The SEC subsequently issued two Compliance and Disclosure Interpretations related the provision above (available here
on the SEC’s website). The guidance indicates an EGC:
- May omit financial statements of other entities from its filings or submissions (e.g., Rule 3-05 target financial statements) if it reasonably expects such financial statements will not be required at the time of the offering.
- May not omit interim financial statements from its filings or submissions if the interim period or longer period (interim or annual) has been or will be included in the required financial statements at the time of the offering. For example, a calendar year end EGC that expects to commence its offering in April 2016 may not omit its 2014 and 2015 nine-month interims from its filings or submissions as they relate to the annual periods that will be required at the time of the offering.
Other self-executing changes add a new exemption for secondary sales of securities that are purchased by accredited investors and revise Section 12(g) of the Exchange Act so that savings and loan holding companies are treated the same as banks and bank holding companies for purposes of registration, termination of registration or suspension of their Exchange Act reporting obligations.2
Other significant changes to securities laws included in the FAST Act which require SEC rulemaking or additional analysis will:
- Permit smaller reporting companies to forward incorporate information by reference into Form S-1. Consequently, these companies will be able to update an effective registration statement without filing an amendment. This will facilitate offerings such as secondary offerings by selling shareholders. However, it will not permit delayed shelf offerings by such issuers, because Securities Act Rule 415(a)(1)(x) requires such offerings to be registered on Form S-3 or F-3. The amendments to Form S-1 are required by January 18, 2016.

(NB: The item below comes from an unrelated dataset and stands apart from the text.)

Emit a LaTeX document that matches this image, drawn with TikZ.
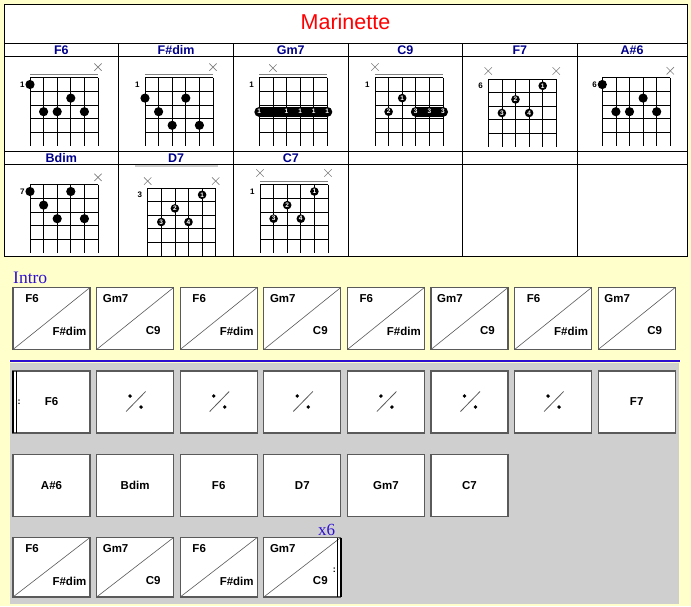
\documentclass[tikz,border=0pt]{standalone}
\usepackage{fontspec}
\setmainfont{Liberation Sans}
\newfontfamily\serifface{Liberation Serif}

\definecolor{pagebg}{RGB}{255,255,204}
\definecolor{gridarea}{RGB}{207,207,207}
\definecolor{boxedge}{RGB}{90,90,90}
\definecolor{headblue}{RGB}{0,0,140}
\definecolor{songblue}{RGB}{48,16,208}

\tikzset{
  tablerule/.style={line width=1pt},
  neckat/.style={shift={#1}, x=13.6pt, y=-13.6pt},
  gridline/.style={line width=0.8pt},
  nutline/.style={gray, line width=0.8pt},
  mutex/.style={gray, line width=0.6pt},
  fretnum/.style={font=\bfseries\fontsize{8}{8}\selectfont, inner sep=0pt},
  fingerdot/.style={circle, fill=black, text=white, inner sep=0pt, minimum size=8.6pt,
    font=\bfseries\fontsize{6.5}{6.5}\selectfont},
  barrenum/.style={text=white, inner sep=0pt, font=\bfseries\fontsize{6.5}{6.5}\selectfont},
  songtitle/.style={text=red, font=\fontsize{21.5}{22}\selectfont},
  headlbl/.style={text=headblue, inner sep=0pt, font=\bfseries\fontsize{12.5}{12.5}\selectfont},
  songlbl/.style={text=songblue, inner sep=0pt, anchor=base west},
  barbox/.style={draw=boxedge, fill=white, line width=1.3pt, minimum width=77pt,
    minimum height=62pt, inner sep=0pt, outer sep=0pt, anchor=north west,
    font=\bfseries\fontsize{11.5}{12}\selectfont},
  splitline/.style={boxedge, line width=0.6pt},
  chordlbl/.style={inner sep=0pt, font=\bfseries\fontsize{11.5}{12}\selectfont},
  repsign/.style={inner sep=0pt, font=\bfseries\fontsize{9}{9}\selectfont},
}

% chord diagram pieces (inside a neckat scope)
\newcommand{\fretgrid}[1]{%
  \foreach \s in {0,...,5} \draw[gridline] (\s,0) -- (\s,5);
  \foreach \f in {0,...,4} \draw[gridline] (0,\f) -- (5,\f);
  \node[fretnum] at (-0.57,0.5) {#1};}
\newcommand{\nutbar}{\draw[nutline] (0,-0.25) -- (5,-0.25);}
\newcommand{\mutemark}[2]{\draw[mutex] (#1,#2) ++(-0.27,-0.27) -- ++(0.54,0.54)
  (#1,#2) ++(-0.27,0.27) -- ++(0.54,-0.54);}
\newcommand{\pdot}[2]{\fill (#1,#2-0.5) circle[radius=4.6pt];}
\newcommand{\fdot}[3]{\node[fingerdot] at (#1,#2-0.5) {#3};}
\newcommand{\barre}[3]{\draw[line width=10pt, line cap=round] (#1,#3-0.5) -- (#2,#3-0.5);}
% repeat-previous-bar sign
\newcommand{\simile}[1]{%
  \draw[splitline, line width=0.8pt] ([xshift=-9pt,yshift=-9.5pt]#1.center) -- ([xshift=10.5pt,yshift=10.5pt]#1.center);
  \fill ([xshift=-5pt,yshift=6pt]#1.center) circle[radius=1.9pt];
  \fill ([xshift=6pt,yshift=-5pt]#1.center) circle[radius=1.9pt];}

\begin{document}
\begin{tikzpicture}[x=1pt, y=-1pt]
  \fill[pagebg] (0,0) rectangle (691,606);
  \useasboundingbox (0,0) rectangle (691,606);

  % chord table
  \fill[white] (4,4) rectangle (687,256.5);
  \draw[tablerule] (4,4) rectangle (687,256.5);
  \foreach \y in {43,56.5,151.3,164} \draw[tablerule] (4,\y) -- (687,\y);
  \foreach \x in {118.7,233.5,348,462.5,577} \draw[tablerule] (\x,43) -- (\x,256.5);
  \node[songtitle] (title) at (345.5,22) {Marinette};
  \foreach \x/\name [count=\i] in {61.3/F6,176.1/F\#dim,290.8/Gm7,405.3/C9,519.8/F7,632/A\#6}
    \node[headlbl] (headA\i) at (\x,49.8) {\name};
  \foreach \x/\name [count=\i] in {61.3/Bdim,176.1/D7,290.8/C7}
    \node[headlbl] (headB\i) at (\x,157.8) {\name};
  \draw[gray!40, line width=2pt] (135,165.5) -- (218,165.5);

  % F6
  \begin{scope}[neckat={(30,77.7)}]
    \fretgrid{1} \nutbar \mutemark{5}{-0.78}
    \pdot{0}{1} \pdot{3}{2} \pdot{1}{3} \pdot{2}{3} \pdot{4}{3}
  \end{scope}
  % F#dim
  \begin{scope}[neckat={(145,77.7)}]
    \fretgrid{1} \nutbar \mutemark{5}{-0.78}
    \pdot{0}{2} \pdot{3}{2} \pdot{1}{3} \pdot{2}{4} \pdot{4}{4}
  \end{scope}
  % Gm7
  \begin{scope}[neckat={(259.3,77.7)}]
    \fretgrid{1} \nutbar \mutemark{1}{-0.71}
    \barre{0}{5}{3}
    \foreach \s in {0,2,3,4,5} \node[barrenum] at (\s,2.5) {1};
  \end{scope}
  % C9
  \begin{scope}[neckat={(375,77.7)}]
    \fretgrid{1} \nutbar \mutemark{0}{-0.79}
    \fdot{2}{2}{1} \fdot{1}{3}{2}
    \barre{3}{5}{3}
    \foreach \s in {3,4,5} \node[barrenum] at (\s,2.5) {3};
  \end{scope}
  % F7
  \begin{scope}[neckat={(488.3,79)}]
    \fretgrid{6} \mutemark{0}{-0.59} \mutemark{5}{-0.59}
    \fdot{4}{1}{1} \fdot{2}{2}{2} \fdot{1}{3}{3} \fdot{3}{3}{4}
  \end{scope}
  % A#6
  \begin{scope}[neckat={(602.3,77.7)}]
    \fretgrid{6} \mutemark{5}{-0.51}
    \pdot{0}{1} \pdot{3}{2} \pdot{1}{3} \pdot{2}{3} \pdot{4}{3}
  \end{scope}
  % Bdim
  \begin{scope}[neckat={(30,184.7)}]
    \fretgrid{7} \mutemark{5}{-0.54}
    \pdot{0}{1} \pdot{3}{1} \pdot{1}{2} \pdot{2}{3} \pdot{4}{3}
  \end{scope}
  % D7
  \begin{scope}[neckat={(147.7,188)}]
    \fretgrid{3} \mutemark{0}{-0.51} \mutemark{5}{-0.51}
    \fdot{4}{1}{1} \fdot{2}{2}{2} \fdot{1}{3}{3} \fdot{3}{3}{4}
  \end{scope}
  % C7
  \begin{scope}[neckat={(260,184.7)}]
    \fretgrid{1} \nutbar \mutemark{0}{-0.86} \mutemark{5}{-0.86}
    \fdot{4}{1}{1} \fdot{2}{2}{2} \fdot{1}{3}{3} \fdot{3}{3}{4}
  \end{scope}

  % intro
  \node[songlbl, font=\serifface\fontsize{17.5}{18}\selectfont] (introlbl) at (13,283.5) {Intro};
  \foreach \top/\bot [count=\i from 0] in {F6/F\#dim,Gm7/C9,F6/F\#dim,Gm7/C9,F6/F\#dim,Gm7/C9,F6/F\#dim,Gm7/C9} {
    \node[barbox] (in\i) at (13+83.6*\i,287.5) {};
    \draw[splitline] (in\i.south west) -- (in\i.north east);
    \node[chordlbl] at ([xshift=19pt,yshift=-11pt]in\i.north west) {\top};
    \node[chordlbl] at ([xshift=-20.5pt,yshift=18.5pt]in\i.south east) {\bot};
  }

  % verse
  \fill[gridarea] (10,362.5) rectangle (678.5,604);
  \draw[songblue, line width=2.2pt] (10,361) -- (680,361);

  \node[barbox] (va0) at (13,371) {F6};
  \foreach \i in {1,...,6} {
    \node[barbox] (va\i) at (13+83.6*\i,371) {};
    \simile{va\i}
  }
  \node[barbox] (va7) at (13+83.6*7,371) {F7};
  \draw[line width=1.6pt] (va0.north west) -- (va0.south west);
  \draw[line width=0.7pt] ([xshift=3pt]va0.north west) -- ([xshift=3pt]va0.south west);
  \node[repsign] at ([xshift=6pt]va0.west) {:};

  \foreach \name [count=\i from 0] in {A\#6,Bdim,F6,D7,Gm7,C7}
    \node[barbox] (vb\i) at (13+83.6*\i,454.5) {\name};

  \foreach \top/\bot [count=\i from 0] in {F6/F\#dim,Gm7/C9,F6/F\#dim,Gm7/C9} {
    \node[barbox, minimum height=59.5pt] (vc\i) at (13+83.6*\i,537.5) {};
    \draw[splitline] (vc\i.south west) -- (vc\i.north east);
    \node[chordlbl] at ([xshift=19pt,yshift=-11.5pt]vc\i.north west) {\top};
    \node[chordlbl] at ([xshift=-20.5pt,yshift=16pt]vc\i.south east) {\bot};
  }
  \draw[line width=1.6pt] (vc3.north east) -- (vc3.south east);
  \draw[line width=0.7pt] ([xshift=-3.5pt]vc3.north east) -- ([xshift=-3.5pt]vc3.south east);
  \node[repsign] at ([xshift=-6.5pt,yshift=-2.5pt]vc3.east) {:};
  \node[songlbl, font=\serifface\fontsize{17}{17}\selectfont] (times) at (318,535) {x6};
\end{tikzpicture}
\end{document}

- Require the SEC to conduct a study on the disclosure requirements of Regulation S-K with a goal to modernize and simplify its requirements. The study and the Commission’s corresponding recommendations are due to Congress by November 28, 2016.
- Require the SEC to revise Regulation S-K to determine how to scale or eliminate the requirements for filers other than large accelerated filers and eliminate duplicative, outdated, or unnecessary disclosures for all filers. These changes are required by June 1, 2016 unless further consideration is needed under the study mentioned above.
- Permit issuers to include a summary page on Form 10-K that cross-references to other sections in Form 10-K. Currently, a registrant is not prohibited from including a summary, but the FAST Act adds a provision which specifically allows it and requires cross-referencing. Rulemaking is required by June 1, 2016.
Further information on the FAST Act can be found here
on the SEC’s website.
For questions related to matters discussed above, please contact Jeff Lenz
or Paula Hamric
1 The text of the Act is available here.
2 The JOBS Act raised the number of shareholders of record a company may have before SEC registration is required from 500 to 2,000 as long as there are less than 500 shareholders who are not accredited investors. Nonpublic banks and bank holding companies are not subject to the 500 unaccredited investor threshold. The JOBS Act also raised the number of shareholders of record a bank or bank holding company must be below in order to terminate its SEC registration from 300 to 1,200.